According to this answer to "what gear should go in the brain (top most compartment)",
the brain compartment usually ends up becoming the knick-knack / catch-all pocket, for small items items that get frequently used
However, I noticed that the zipper of the "brain" compartment almost always faces backwards, towards the wearer and the straps, rather than forwards towards the other zippers and pockets on the front of the pack.
Typically when I take my pack off, I set it down or against a tree, with the straps facing away. This allows me to open the pack and grab something out of the main compartment, and it makes it easy for me to access whatever water bottles or other equipment I've clipped to the outside of the pack.

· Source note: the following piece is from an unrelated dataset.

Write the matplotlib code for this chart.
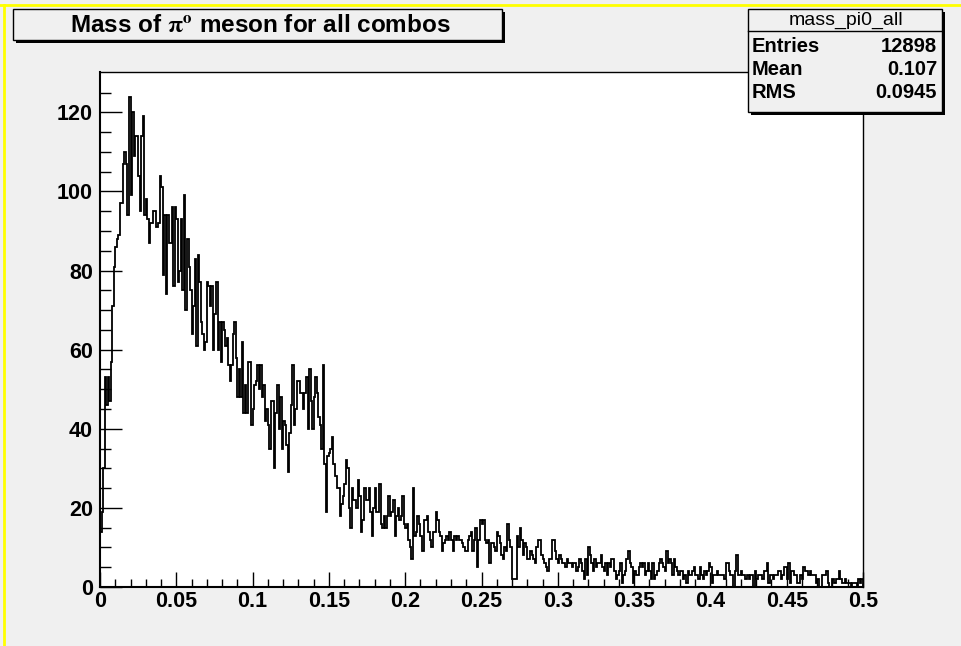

But with everything else facing up, the brain compartment zipper is facing down. All of the "small items items that get frequently used" will fall out if I open the brain compartment zipper while the pack is in this position. So I end up having to turn it upside down to get things out of the brain compartment. The pack is usually heavy enough to make this rather inconvenient.
For a long time I've been wondering about the purpose of this design. What am I missing? Are people able to get stuff out of the brain compartment by reaching backwards while wearing the pack? I know that as for me, my arms are not nearly flexible enough to do this.
I asked the owner of the local military surplus store and he said that the reason for this design is so that the brain compartment zipper doesn't come open when the wearer of the pack is crawling through underbrush. I'm having trouble believing that most backpackers spend enough time crawling through underbrush to make this an important design consideration. Does anyone here have a more believable explanation?